**WHAT NEEDS TO BE DONE:** Exact reproduction of the data is required, with images excluded.

########

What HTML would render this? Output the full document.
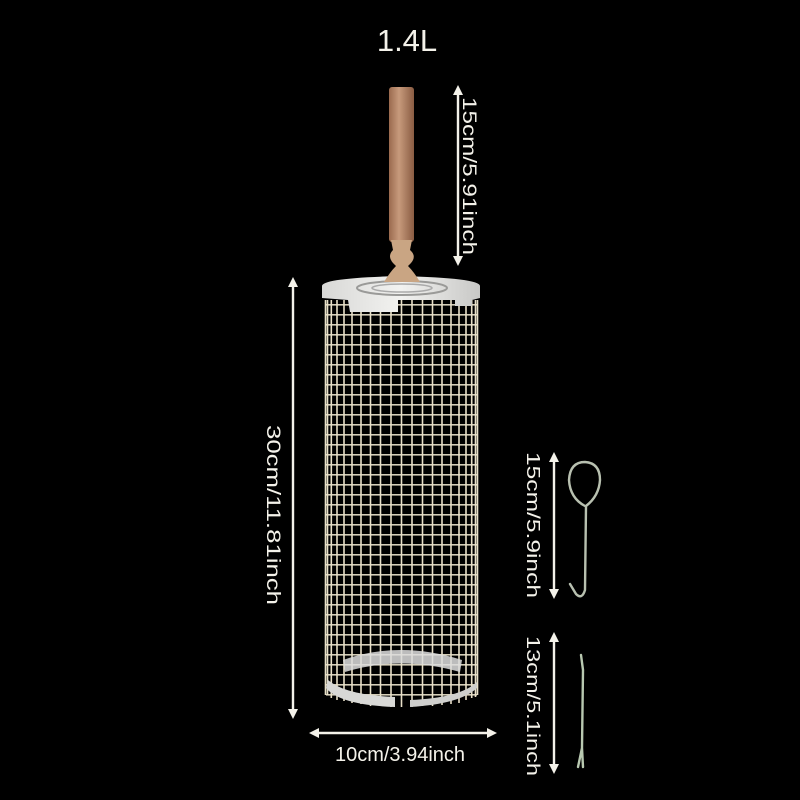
<!DOCTYPE html>
<html><head><meta charset="utf-8"><style>
html,body{margin:0;padding:0;background:#000;}
svg{display:block}
text{font-family:"Liberation Sans","DejaVu Sans",sans-serif;fill:#f4f2ea}
</style></head><body>
<svg width="800" height="800" viewBox="0 0 800 800" xmlns="http://www.w3.org/2000/svg">
<defs>
<pattern id="hl" x="0" y="304" width="10" height="10" patternUnits="userSpaceOnUse">
<rect x="0" y="0" width="10" height="1.6" fill="#ece4cc"/>
</pattern>
<marker id="ah" markerWidth="10" markerHeight="10" refX="5" refY="5" orient="auto-start-reverse" markerUnits="userSpaceOnUse">
<path d="M0,0 L10,5 L0,10 Z" fill="#f4f2ea"/>
</marker>
<linearGradient id="wood" x1="0" x2="1">
<stop offset="0" stop-color="#9a6a4e"/><stop offset="0.4" stop-color="#c79a7c"/><stop offset="1" stop-color="#8a5c42"/>
</linearGradient>
<linearGradient id="lid" x1="0" x2="1">
<stop offset="0" stop-color="#d8d8d6"/><stop offset="0.5" stop-color="#f2f2f0"/><stop offset="1" stop-color="#c8c8c6"/>
</linearGradient>
</defs>
<rect width="800" height="800" fill="#000"/>

<text x="407" y="51" font-size="31" text-anchor="middle">1.4L</text>

<!-- mesh -->
<rect x="326" y="304" width="151" height="393" fill="url(#hl)" opacity="0.9"/>
<g stroke="#e8e0c8" stroke-width="1.6">
<line x1="325.5" y1="300" x2="325.5" y2="695"/><line x1="327.5" y1="300" x2="327.5" y2="695"/>
<line x1="331.3" y1="300" x2="331.3" y2="698"/>
<line x1="337" y1="300" x2="337" y2="700"/><line x1="344" y1="300" x2="344" y2="701"/>
<line x1="352" y1="300" x2="352" y2="703"/><line x1="361" y1="300" x2="361" y2="704"/>
<line x1="370.5" y1="300" x2="370.5" y2="706"/>
<line x1="380.5" y1="300" x2="380.5" y2="706"/><line x1="391" y1="300" x2="391" y2="707"/>
<line x1="401.5" y1="300" x2="401.5" y2="707"/><line x1="412" y1="300" x2="412" y2="707"/>
<line x1="422.5" y1="300" x2="422.5" y2="706"/><line x1="432.5" y1="300" x2="432.5" y2="706"/>
<line x1="442" y1="300" x2="442" y2="705"/><line x1="451" y1="300" x2="451" y2="704"/>
<line x1="459" y1="300" x2="459" y2="703"/><line x1="466" y1="300" x2="466" y2="700"/>
<line x1="471.7" y1="300" x2="471.7" y2="698"/>
<line x1="475.5" y1="300" x2="475.5" y2="697"/><line x1="477.5" y1="300" x2="477.5" y2="695"/>
</g>
<!-- bottom ring -->
<path d="M343,660 Q400,640 462,660 L460,672 Q400,655 345,672 Z" fill="#ddd" opacity="0.85"/>
<path d="M326,688 Q340,705 395,707 L395,697 Q345,695 328,680 Z" fill="#d8d8d6"/>
<path d="M410,707 Q460,704 477,688 L477,682 Q460,698 410,700 Z" fill="#cfcfcd"/>

<!-- lid -->
<path d="M322,286 Q322,278 400,276 Q480,278 480,286 L480,298 L472,300 L472,306 L455,306 L455,300 L398,300 L398,312 L350,312 L348,300 L322,298 Z" fill="url(#lid)"/>
<ellipse cx="402" cy="288" rx="45" ry="7" fill="none" stroke="#9a9a98" stroke-width="2"/>
<ellipse cx="402" cy="288" rx="30" ry="4" fill="none" stroke="#aaa" stroke-width="1.5"/>

<!-- wooden handle -->
<rect x="389" y="87" width="25" height="155" rx="3" fill="url(#wood)"/>
<path d="M391,240 L412,240 L410,250 Q417,256 411,263 L408,266 Q414,272 420,282 L384,282 Q390,272 396,266 L393,263 Q387,256 393,250 Z" fill="#c9a583"/>

<!-- arrows -->
<g stroke="#f4f2ea" stroke-width="2.4" fill="none">
<line x1="458" y1="90" x2="458" y2="261" marker-start="url(#ah)" marker-end="url(#ah)"/>
<line x1="293" y1="282" x2="293" y2="714" marker-start="url(#ah)" marker-end="url(#ah)"/>
<line x1="314" y1="733" x2="492" y2="733" marker-start="url(#ah)" marker-end="url(#ah)"/>
<line x1="554" y1="457" x2="554" y2="594" marker-start="url(#ah)" marker-end="url(#ah)"/>
<line x1="554" y1="637" x2="554" y2="769" marker-start="url(#ah)" marker-end="url(#ah)"/>
</g>

<!-- labels -->
<text x="400" y="761" font-size="20" text-anchor="middle">10cm/3.94inch</text>
<text transform="translate(463,97) rotate(90)" font-size="19" textLength="158" lengthAdjust="spacingAndGlyphs">15cm/5.91inch</text>
<text transform="translate(267,425) rotate(90)" font-size="19" textLength="180" lengthAdjust="spacingAndGlyphs">30cm/11.81inch</text>
<text transform="translate(527,452) rotate(90)" font-size="18" textLength="146" lengthAdjust="spacingAndGlyphs">15cm/5.9inch</text>
<text transform="translate(527,636) rotate(90)" font-size="18" textLength="140" lengthAdjust="spacingAndGlyphs">13cm/5.1inch</text>

<!-- hook -->
<g fill="none" stroke="#b8c0b0" stroke-width="2.4" stroke-linecap="round">
<path d="M585,506 Q570,498 569,480 Q570,462 585,462 Q600,463 600,480 Q599,496 586,506 L585,590 Q582,600 576,594 L570,584"/>
</g>
<!-- fork -->
<path d="M581,655 L583,670 L582,748 L578,767 M582,748 L583,767" fill="none" stroke="#b8c8b0" stroke-width="2.4" stroke-linecap="round"/>
</svg>
</body></html>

########

**THE RESULT:**
What HTML would render this? Output the full document.
<!DOCTYPE html>
<html><head><meta charset="utf-8"><style>
html,body{margin:0;padding:0;background:#000;}
svg{display:block}
text{font-family:"Liberation Sans","DejaVu Sans",sans-serif;fill:#f4f2ea}
</style></head><body>
<svg width="800" height="800" viewBox="0 0 800 800" xmlns="http://www.w3.org/2000/svg">
<defs>
<pattern id="hl" x="0" y="304" width="10" height="10" patternUnits="userSpaceOnUse">
<rect x="0" y="0" width="10" height="1.6" fill="#ece4cc"/>
</pattern>
<marker id="ah" markerWidth="10" markerHeight="10" refX="5" refY="5" orient="auto-start-reverse" markerUnits="userSpaceOnUse">
<path d="M0,0 L10,5 L0,10 Z" fill="#f4f2ea"/>
</marker>
<linearGradient id="wood" x1="0" x2="1">
<stop offset="0" stop-color="#9a6a4e"/><stop offset="0.4" stop-color="#c79a7c"/><stop offset="1" stop-color="#8a5c42"/>
</linearGradient>
<linearGradient id="lid" x1="0" x2="1">
<stop offset="0" stop-color="#d8d8d6"/><stop offset="0.5" stop-color="#f2f2f0"/><stop offset="1" stop-color="#c8c8c6"/>
</linearGradient>
</defs>
<rect width="800" height="800" fill="#000"/>

<text x="407" y="51" font-size="31" text-anchor="middle">1.4L</text>

<!-- mesh -->
<rect x="326" y="304" width="151" height="393" fill="url(#hl)" opacity="0.9"/>
<g stroke="#e8e0c8" stroke-width="1.6">
<line x1="325.5" y1="300" x2="325.5" y2="695"/><line x1="327.5" y1="300" x2="327.5" y2="695"/>
<line x1="331.3" y1="300" x2="331.3" y2="698"/>
<line x1="337" y1="300" x2="337" y2="700"/><line x1="344" y1="300" x2="344" y2="701"/>
<line x1="352" y1="300" x2="352" y2="703"/><line x1="361" y1="300" x2="361" y2="704"/>
<line x1="370.5" y1="300" x2="370.5" y2="706"/>
<line x1="380.5" y1="300" x2="380.5" y2="706"/><line x1="391" y1="300" x2="391" y2="707"/>
<line x1="401.5" y1="300" x2="401.5" y2="707"/><line x1="412" y1="300" x2="412" y2="707"/>
<line x1="422.5" y1="300" x2="422.5" y2="706"/><line x1="432.5" y1="300" x2="432.5" y2="706"/>
<line x1="442" y1="300" x2="442" y2="705"/><line x1="451" y1="300" x2="451" y2="704"/>
<line x1="459" y1="300" x2="459" y2="703"/><line x1="466" y1="300" x2="466" y2="700"/>
<line x1="471.7" y1="300" x2="471.7" y2="698"/>
<line x1="475.5" y1="300" x2="475.5" y2="697"/><line x1="477.5" y1="300" x2="477.5" y2="695"/>
</g>
<!-- bottom ring -->
<path d="M343,660 Q400,640 462,660 L460,672 Q400,655 345,672 Z" fill="#ddd" opacity="0.85"/>
<path d="M326,688 Q340,705 395,707 L395,697 Q345,695 328,680 Z" fill="#d8d8d6"/>
<path d="M410,707 Q460,704 477,688 L477,682 Q460,698 410,700 Z" fill="#cfcfcd"/>

<!-- lid -->
<path d="M322,286 Q322,278 400,276 Q480,278 480,286 L480,298 L472,300 L472,306 L455,306 L455,300 L398,300 L398,312 L350,312 L348,300 L322,298 Z" fill="url(#lid)"/>
<ellipse cx="402" cy="288" rx="45" ry="7" fill="none" stroke="#9a9a98" stroke-width="2"/>
<ellipse cx="402" cy="288" rx="30" ry="4" fill="none" stroke="#aaa" stroke-width="1.5"/>

<!-- wooden handle -->
<rect x="389" y="87" width="25" height="155" rx="3" fill="url(#wood)"/>
<path d="M391,240 L412,240 L410,250 Q417,256 411,263 L408,266 Q414,272 420,282 L384,282 Q390,272 396,266 L393,263 Q387,256 393,250 Z" fill="#c9a583"/>

<!-- arrows -->
<g stroke="#f4f2ea" stroke-width="2.4" fill="none">
<line x1="458" y1="90" x2="458" y2="261" marker-start="url(#ah)" marker-end="url(#ah)"/>
<line x1="293" y1="282" x2="293" y2="714" marker-start="url(#ah)" marker-end="url(#ah)"/>
<line x1="314" y1="733" x2="492" y2="733" marker-start="url(#ah)" marker-end="url(#ah)"/>
<line x1="554" y1="457" x2="554" y2="594" marker-start="url(#ah)" marker-end="url(#ah)"/>
<line x1="554" y1="637" x2="554" y2="769" marker-start="url(#ah)" marker-end="url(#ah)"/>
</g>

<!-- labels -->
<text x="400" y="761" font-size="20" text-anchor="middle">10cm/3.94inch</text>
<text transform="translate(463,97) rotate(90)" font-size="19" textLength="158" lengthAdjust="spacingAndGlyphs">15cm/5.91inch</text>
<text transform="translate(267,425) rotate(90)" font-size="19" textLength="180" lengthAdjust="spacingAndGlyphs">30cm/11.81inch</text>
<text transform="translate(527,452) rotate(90)" font-size="18" textLength="146" lengthAdjust="spacingAndGlyphs">15cm/5.9inch</text>
<text transform="translate(527,636) rotate(90)" font-size="18" textLength="140" lengthAdjust="spacingAndGlyphs">13cm/5.1inch</text>

<!-- hook -->
<g fill="none" stroke="#b8c0b0" stroke-width="2.4" stroke-linecap="round">
<path d="M585,506 Q570,498 569,480 Q570,462 585,462 Q600,463 600,480 Q599,496 586,506 L585,590 Q582,600 576,594 L570,584"/>
</g>
<!-- fork -->
<path d="M581,655 L583,670 L582,748 L578,767 M582,748 L583,767" fill="none" stroke="#b8c8b0" stroke-width="2.4" stroke-linecap="round"/>
</svg>
</body></html>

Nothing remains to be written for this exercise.